The most expensive mistake is measuring the wrong thing for the funnel stage. If your goal is awareness, do not judge success only by CPA in week one. Another frequent error is confusing impressions with reach, which hides frequency problems and creative fatigue. Teams also overproduce: they spend weeks polishing content instead of shipping, learning, and iterating. On the creator side, brands often forget to negotiate usage rights, then cannot legally repurpose the best content into ads. Takeaway: audit your last campaign for one preventable mistake, then build a feature into your process that stops it from happening again.

Best practices: a simple checklist you can run every month

Best practices should be operational, not inspirational. Start each month by reviewing the last 30 days of top posts and identifying the common pattern: hook type, length, format, and CTA. Next, set three tests for the month and write decision rules for each. Then refresh your content calendar with a balanced mix: proven winners, new experiments, and creator collaborations. Finally, do a compliance sweep: disclosures, usage rights, and link tracking. Takeaway: a monthly operating rhythm is the feature that turns social into a compounding channel.

  • Define success upfront: pick one primary KPI and two supporting metrics per campaign.
  • Use consistent tracking: UTMs on every link, plus a naming convention for posts and ads.
  • Protect creative time: batch filming and editing, then schedule community management blocks.
  • Scale what works: whitelist or boost the top 10% of creator assets instead of spreading budget thin.
  • Document learnings: one-page recap with what worked, what failed, and the next test.

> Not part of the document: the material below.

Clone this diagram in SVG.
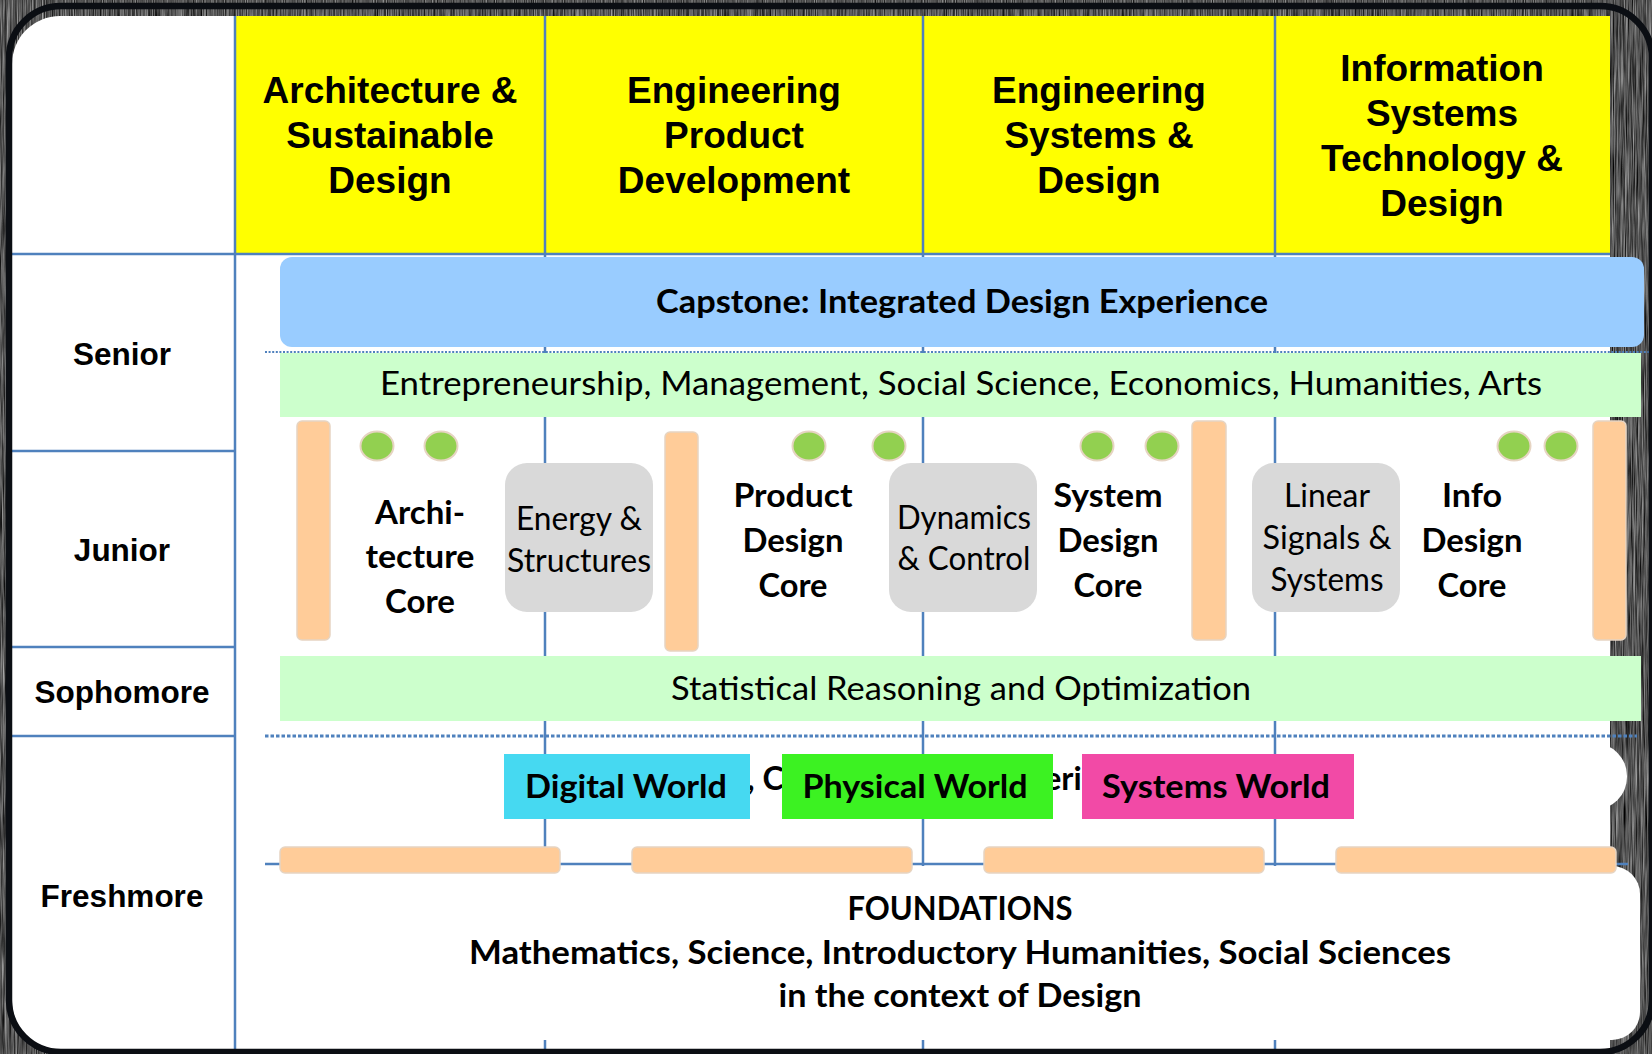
<svg xmlns="http://www.w3.org/2000/svg" width="1652" height="1054" viewBox="0 0 1652 1054">
  <defs>
    <style>
      .hdr { font-family: "Liberation Sans", Arial, sans-serif; font-weight: bold; font-size: 37px; text-anchor: middle; fill: #000; }
      .row { font-family: "Liberation Sans", Arial, sans-serif; font-weight: bold; font-size: 31.5px; text-anchor: middle; fill: #000; }
      .cal { font-family: Lato, "Open Sans", sans-serif; font-size: 32px; text-anchor: middle; fill: #000; }
      .bold { font-weight: bold; }
      .frag { font-family: Lato, "Open Sans", sans-serif; font-size: 32.5px; font-weight: bold; fill: #000; }
      .yellow { fill: #FFFF00; }
      .grid { stroke: #4F81BD; stroke-width: 2.5; fill: none; }
      .band { fill: #CCFFCC; }
      .core { fill: #D9D9D9; }
      .bar { fill: #FFCC99; stroke: #E6D4C2; stroke-width: 1.5; }
      .dot { fill: #92D050; stroke: #E6D4C2; stroke-width: 2; }
      .dotted-thin { stroke: #4F81BD; stroke-width: 2; stroke-dasharray: 2 1.6; fill: none; }
      .dotted-thick { stroke: #4F81BD; stroke-width: 3; stroke-dasharray: 3.5 2; fill: none; }
    </style>
    <filter id="grain" x="0" y="0" width="1" height="1" color-interpolation-filters="sRGB">
      <feTurbulence type="fractalNoise" baseFrequency="0.9 0.02" numOctaves="3" seed="7" result="n"/>
      <feColorMatrix in="n" type="matrix" values="0.85 0 0 0 -0.1  0.85 0 0 0 -0.1  0.85 0 0 0 -0.1  0 0 0 0 1"/>
    </filter>
  </defs>

  <!-- textured backdrop -->
  <rect x="0" y="0" width="1652" height="1054" fill="#444444" filter="url(#grain)"/>

  <!-- white slide area with rounded left corners -->
  <path d="M 60 16 H 1610 V 1050 H 60 A 48 48 0 0 1 12 1002 V 64 A 48 48 0 0 1 60 16 Z" fill="#FFFFFF"/>

  <!-- pillar headers -->
  <g id="pillar-asd">
    <rect class="yellow" x="235" y="16" width="310" height="238"/>
    <text class="hdr"><tspan x="390" y="103">Architecture &amp;</tspan><tspan x="390" y="148">Sustainable</tspan><tspan x="390" y="193">Design</tspan></text>
  </g>
  <g id="pillar-epd">
    <rect class="yellow" x="545" y="16" width="378" height="238"/>
    <text class="hdr"><tspan x="734" y="103">Engineering</tspan><tspan x="734" y="148">Product</tspan><tspan x="734" y="193">Development</tspan></text>
  </g>
  <g id="pillar-esd">
    <rect class="yellow" x="923" y="16" width="352" height="238"/>
    <text class="hdr"><tspan x="1099" y="103">Engineering</tspan><tspan x="1099" y="148">Systems &amp;</tspan><tspan x="1099" y="193">Design</tspan></text>
  </g>
  <g id="pillar-istd">
    <rect class="yellow" x="1275" y="16" width="335" height="238"/>
    <text class="hdr"><tspan x="1442" y="81">Information</tspan><tspan x="1442" y="126">Systems</tspan><tspan x="1442" y="171">Technology &amp;</tspan><tspan x="1442" y="216">Design</tspan></text>
  </g>

  <!-- white band behind the three worlds -->
  <g id="worlds-band">
    <rect x="265" y="743" width="1362" height="67" rx="33" fill="#FFFFFF"/>
  </g>

  <!-- table rules and pillar dividers -->
  <g id="connectors">
    <line class="grid" x1="235" y1="16" x2="235" y2="1050"/>
    <line class="grid" x1="12" y1="254" x2="1610" y2="254"/>
    <line class="grid" x1="12" y1="451" x2="235" y2="451"/>
    <line class="grid" x1="12" y1="647" x2="235" y2="647"/>
    <line class="grid" x1="12" y1="736" x2="235" y2="736"/>
    <line class="grid" x1="545" y1="16" x2="545" y2="1050"/>
    <line class="grid" x1="923" y1="16" x2="923" y2="1050"/>
    <line class="grid" x1="1275" y1="16" x2="1275" y2="1050"/>
    <line class="dotted-thin" x1="265" y1="352" x2="1652" y2="352"/>
    <line class="dotted-thick" x1="265" y1="736" x2="1637" y2="736"/>
    <line class="grid" x1="265" y1="864" x2="1628" y2="864"/>
  </g>

  <!-- year labels -->
  <g id="year-senior"><text class="row" x="122" y="365">Senior</text></g>
  <g id="year-junior"><text class="row" x="122" y="561">Junior</text></g>
  <g id="year-sophomore"><text class="row" x="122" y="703">Sophomore</text></g>
  <g id="year-freshmore"><text class="row" x="122" y="907">Freshmore</text></g>

  <!-- senior year -->
  <g id="capstone">
    <rect x="280" y="257" width="1364" height="90" rx="12" fill="#99CCFF"/>
    <text class="cal bold" x="962" y="313" font-size="33" textLength="612" lengthAdjust="spacingAndGlyphs">Capstone: Integrated Design Experience</text>
  </g>
  <g id="hass-band">
    <rect class="band" x="280" y="353" width="1361" height="64"/>
    <text class="cal" x="961" y="395" textLength="1162" lengthAdjust="spacingAndGlyphs">Entrepreneurship, Management, Social Science, Economics, Humanities, Arts</text>
  </g>

  <!-- junior year: pillar cores -->
  <g id="bar-v1"><rect class="bar" x="297" y="421" width="33" height="219" rx="5"/></g>
  <g id="bar-v2"><rect class="bar" x="665" y="432" width="33" height="219" rx="5"/></g>
  <g id="bar-v3"><rect class="bar" x="1192" y="421" width="34" height="219" rx="5"/></g>
  <g id="bar-v4"><rect class="bar" x="1593" y="421" width="33" height="219" rx="5"/></g>

  <g id="dots-asd"><ellipse class="dot" cx="377" cy="446" rx="16.5" ry="14.5"/><ellipse class="dot" cx="441" cy="446" rx="16.5" ry="14.5"/></g>
  <g id="dots-epd"><ellipse class="dot" cx="809" cy="446" rx="16.5" ry="14.5"/><ellipse class="dot" cx="889" cy="446" rx="16.5" ry="14.5"/></g>
  <g id="dots-esd"><ellipse class="dot" cx="1097" cy="446" rx="16.5" ry="14.5"/><ellipse class="dot" cx="1162" cy="446" rx="16.5" ry="14.5"/></g>
  <g id="dots-istd"><ellipse class="dot" cx="1514" cy="446" rx="16.5" ry="14.5"/><ellipse class="dot" cx="1561" cy="446" rx="16.5" ry="14.5"/></g>

  <g id="core-architecture">
    <text class="cal bold" font-size="33"><tspan x="420" y="524" textLength="90" lengthAdjust="spacingAndGlyphs">Archi-</tspan><tspan x="420" y="568" textLength="109" lengthAdjust="spacingAndGlyphs">tecture</tspan><tspan x="420" y="613" textLength="70" lengthAdjust="spacingAndGlyphs">Core</tspan></text>
  </g>
  <g id="energy-structures">
    <rect class="core" x="505" y="463" width="148" height="149" rx="22"/>
    <text class="cal" font-size="31"><tspan x="579" y="530" textLength="126" lengthAdjust="spacingAndGlyphs">Energy &amp;</tspan><tspan x="579" y="572" textLength="144" lengthAdjust="spacingAndGlyphs">Structures</tspan></text>
  </g>
  <g id="core-product">
    <text class="cal bold" font-size="33"><tspan x="793" y="507" textLength="119" lengthAdjust="spacingAndGlyphs">Product</tspan><tspan x="793" y="552" textLength="101" lengthAdjust="spacingAndGlyphs">Design</tspan><tspan x="793" y="597" textLength="69" lengthAdjust="spacingAndGlyphs">Core</tspan></text>
  </g>
  <g id="dynamics-control">
    <rect class="core" x="889" y="463" width="148" height="149" rx="22"/>
    <text class="cal" font-size="31"><tspan x="964" y="529" textLength="134" lengthAdjust="spacingAndGlyphs">Dynamics</tspan><tspan x="964" y="570" textLength="133" lengthAdjust="spacingAndGlyphs">&amp; Control</tspan></text>
  </g>
  <g id="core-system">
    <text class="cal bold" font-size="33"><tspan x="1108" y="507" textLength="109" lengthAdjust="spacingAndGlyphs">System</tspan><tspan x="1108" y="552" textLength="101" lengthAdjust="spacingAndGlyphs">Design</tspan><tspan x="1108" y="597" textLength="69" lengthAdjust="spacingAndGlyphs">Core</tspan></text>
  </g>
  <g id="linear-signals">
    <rect class="core" x="1252" y="463" width="148" height="149" rx="22"/>
    <text class="cal" font-size="31"><tspan x="1327" y="507" textLength="86" lengthAdjust="spacingAndGlyphs">Linear</tspan><tspan x="1327" y="549" textLength="129" lengthAdjust="spacingAndGlyphs">Signals &amp;</tspan><tspan x="1327" y="591" textLength="113" lengthAdjust="spacingAndGlyphs">Systems</tspan></text>
  </g>
  <g id="core-info">
    <text class="cal bold" font-size="33"><tspan x="1472" y="507" textLength="60" lengthAdjust="spacingAndGlyphs">Info</tspan><tspan x="1472" y="552" textLength="101" lengthAdjust="spacingAndGlyphs">Design</tspan><tspan x="1472" y="597" textLength="69" lengthAdjust="spacingAndGlyphs">Core</tspan></text>
  </g>

  <!-- sophomore year -->
  <g id="stats-band">
    <rect class="band" x="280" y="656" width="1361" height="65"/>
    <text class="cal" x="961" y="700" textLength="580" lengthAdjust="spacingAndGlyphs">Statistical Reasoning and Optimization</text>
  </g>

  <!-- freshmore: worlds -->
  <g id="worlds-text">
    <text class="frag" x="747" y="790">, C</text>
    <text class="frag" x="1044" y="790">eri</text>
  </g>
  <g id="digital-world">
    <rect x="504" y="754" width="246" height="65" fill="#46D9F1"/>
    <text class="cal bold" x="626" y="798" font-size="33" textLength="202" lengthAdjust="spacingAndGlyphs">Digital World</text>
  </g>
  <g id="physical-world">
    <rect x="782" y="754" width="271" height="65" fill="#3CF222"/>
    <text class="cal bold" x="915" y="798" font-size="33" textLength="225" lengthAdjust="spacingAndGlyphs">Physical World</text>
  </g>
  <g id="systems-world">
    <rect x="1082" y="754" width="272" height="65" fill="#F24AA6"/>
    <text class="cal bold" x="1216" y="798" font-size="33" textLength="228" lengthAdjust="spacingAndGlyphs">Systems World</text>
  </g>

  <!-- freshmore: foundations panel, then the bars resting on it -->
  <g id="foundations">
    <rect x="265" y="866" width="1375" height="174" rx="28" fill="#FFFFFF"/>
    <text class="cal bold" font-size="32.5"><tspan x="960" y="920" textLength="225" lengthAdjust="spacingAndGlyphs">FOUNDATIONS</tspan><tspan x="960" y="964" textLength="982" lengthAdjust="spacingAndGlyphs">Mathematics, Science, Introductory Humanities, Social Sciences</tspan><tspan x="960" y="1007" textLength="363" lengthAdjust="spacingAndGlyphs">in the context of Design</tspan></text>
  </g>
  <g id="bar-h1"><rect class="bar" x="280" y="847" width="280" height="26" rx="5"/></g>
  <g id="bar-h2"><rect class="bar" x="632" y="847" width="280" height="26" rx="5"/></g>
  <g id="bar-h3"><rect class="bar" x="984" y="847" width="280" height="26" rx="5"/></g>
  <g id="bar-h4"><rect class="bar" x="1336" y="847" width="280" height="26" rx="5"/></g>

  <!-- outer black frame -->
  <rect x="9" y="6" width="1643" height="1046" rx="52" fill="none" stroke="#0b0e13" stroke-width="6.5"/>
</svg>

If you want one final decision rule for 2026, use this: optimize for retention first, then for conversion. Retention earns distribution, and distribution gives you enough volume to learn what converts. Once you have a repeatable creative pattern, you can layer on paid amplification and creator partnerships to scale. That is what modern Social Media Marketing Strategy Features look like when they are built to perform, not just to post.